Everywhere you look today something is new. The song of Athens plays while waiting for the bus. Much too loud engines are the bass, chattering birds the melody, and shifting shrubs the harmony. Out the window of the bus you see the same red brick buildings, which haven’t changed since orientation all those years ago. A bench casts a shadow resembling a barcode. At your stop, the brilliant sky strikes you blind. When your eyes adjust, you notice the dust bunny clouds tumbling through the sky. You walk through a clump of feathery flowers as light and stringy as baby hairs. You greet your friends enthusiastically. You can’t help but smile. You stroll home, yet the breeze holds your outstretched hand, begging you to stay outside.

You had time for remembering to breathe. You listened and saw. There was more than hearing and sight.
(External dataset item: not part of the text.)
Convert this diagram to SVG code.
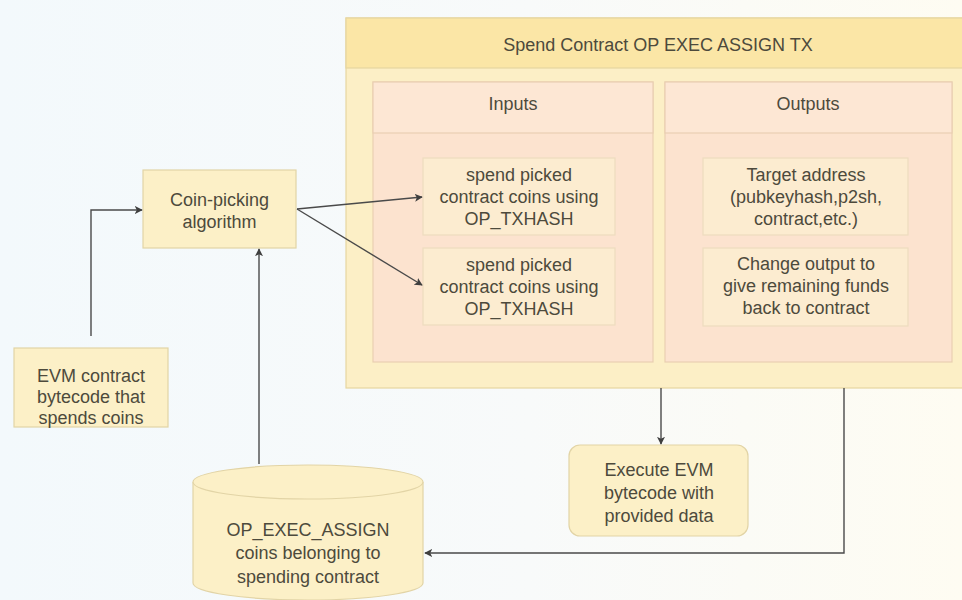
<svg xmlns="http://www.w3.org/2000/svg" width="962" height="600" viewBox="0 0 962 600">
  <defs>
    <linearGradient id="bg" x1="0" y1="0" x2="1" y2="0">
      <stop offset="0" stop-color="#f3f9fc"/>
      <stop offset="0.55" stop-color="#f8fafa"/>
      <stop offset="1" stop-color="#fefcf2"/>
    </linearGradient>
    <marker id="arr" viewBox="0 0 10 10" refX="9" refY="5" markerWidth="8" markerHeight="8" markerUnits="userSpaceOnUse" orient="auto">
      <path d="M0,0 L10,5 L0,10 L2.5,5 Z" fill="#3f3f3f"/>
    </marker>
    <style>
      text { font-family: "Liberation Sans", Arial, sans-serif; font-size: 18px; fill: #4d4a3c; text-anchor: middle; }
      .box { fill: #fcf0c7; stroke: #e2d4a6; stroke-width: 1.2; }
      .cont { fill: #fcefc6; stroke: #e6d6a0; stroke-width: 1.2; }
      .conthead { fill: #fbe6a6; stroke: #e6d6a0; stroke-width: 1.2; }
      .lane { fill: #fce3cf; stroke: #e9cfb2; stroke-width: 1.2; }
      .lanehead { fill: #fde7d4; stroke: #e9cfb2; stroke-width: 1.2; }
      .inner { fill: #fcecd0; stroke: #eddcbf; stroke-width: 1.2; }
      .conn { fill: none; stroke: #4a4a4a; stroke-width: 1.4; }
    </style>
  </defs>
  <rect x="0" y="0" width="962" height="600" fill="url(#bg)"/>

  <g id="spend-contract-tx">
    <rect class="cont" x="346" y="18" width="630" height="370"/>
    <rect class="conthead" x="346" y="18" width="630" height="50"/>
    <text x="658" y="51">Spend Contract OP EXEC ASSIGN TX</text>
  </g>

  <g id="inputs">
    <rect class="lane" x="373" y="82" width="280" height="280"/>
    <rect class="lanehead" x="373" y="82" width="280" height="51"/>
    <text x="513" y="110">Inputs</text>
  </g>

  <g id="outputs">
    <rect class="lane" x="665" y="82" width="287" height="280"/>
    <rect class="lanehead" x="665" y="82" width="287" height="51"/>
    <text x="808" y="110">Outputs</text>
  </g>

  <g id="input-1">
    <rect class="inner" x="423" y="158" width="192" height="77"/>
    <text x="519" y="181">spend picked</text>
    <text x="519" y="203">contract coins using</text>
    <text x="519" y="225">OP_TXHASH</text>
  </g>

  <g id="input-2">
    <rect class="inner" x="423" y="248" width="192" height="77"/>
    <text x="519" y="271">spend picked</text>
    <text x="519" y="293">contract coins using</text>
    <text x="519" y="315">OP_TXHASH</text>
  </g>

  <g id="output-target">
    <rect class="inner" x="703" y="158" width="205" height="77"/>
    <text x="806" y="181">Target address</text>
    <text x="806" y="203">(pubkeyhash,p2sh,</text>
    <text x="806" y="225">contract,etc.)</text>
  </g>

  <g id="output-change">
    <rect class="inner" x="703" y="248" width="205" height="78"/>
    <text x="806" y="270">Change output to</text>
    <text x="806" y="292">give remaining funds</text>
    <text x="806" y="314">back to contract</text>
  </g>

  <g id="coin-picking">
    <rect class="box" x="143" y="170" width="153" height="78"/>
    <text x="219.5" y="206">Coin-picking</text>
    <text x="219.5" y="228">algorithm</text>
  </g>

  <g id="evm-bytecode">
    <rect class="box" x="14" y="348" width="154" height="79"/>
    <text x="91" y="382">EVM contract</text>
    <text x="91" y="403">bytecode that</text>
    <text x="91" y="424">spends coins</text>
  </g>

  <g id="execute-evm">
    <rect class="box" x="569" y="445" width="179" height="91" rx="11" ry="11"/>
    <text x="659" y="476">Execute EVM</text>
    <text x="659" y="499">bytecode with</text>
    <text x="659" y="522">provided data</text>
  </g>

  <g id="coins-db">
    <path class="box" d="M193,482 A115,17 0 0 1 423,482 L423,583 A115,17 0 0 1 193,583 Z"/>
    <path class="box" d="M193,482 A115,17 0 0 0 423,482" fill="none"/>
    <text x="308" y="536">OP_EXEC_ASSIGN</text>
    <text x="308" y="559">coins belonging to</text>
    <text x="308" y="583">spending contract</text>
  </g>

  <g id="connectors">
    <path class="conn" d="M91,336 L91,210 L142,210" marker-end="url(#arr)"/>
    <path class="conn" d="M259,464 L259,249" marker-end="url(#arr)"/>
    <path class="conn" d="M297,209 L422,197" marker-end="url(#arr)"/>
    <path class="conn" d="M297,209 L422,285" marker-end="url(#arr)"/>
    <path class="conn" d="M661,388 L661,444" marker-end="url(#arr)"/>
    <path class="conn" d="M844,388 L844,553 L425,553" marker-end="url(#arr)"/>
  </g>
</svg>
The details you notice are like pieces of a shattered screen. By themselves, they seem unimportant and unassumingly small, but when put together, they form a complete mosaic.

Too many people get caught in an internal struggle, so they fail to notice the minutiae of a day. A slouched, inward texting posture displays our narrow focus, demonstrating how phones may connect us to ourselves and not to each other. You cannot forget to look up. See and take part in the surrounding beauty of other lives. When something shatters, find molds for the pieces; you can make a mosaic. The world’s pieces are designed to fit together -just like how the first words of each paragraph in this article form a message. Beautiful pieces are everywhere. If you ever feel full of broken pieces, just remember you too are beautiful pieces. You are a mosaic.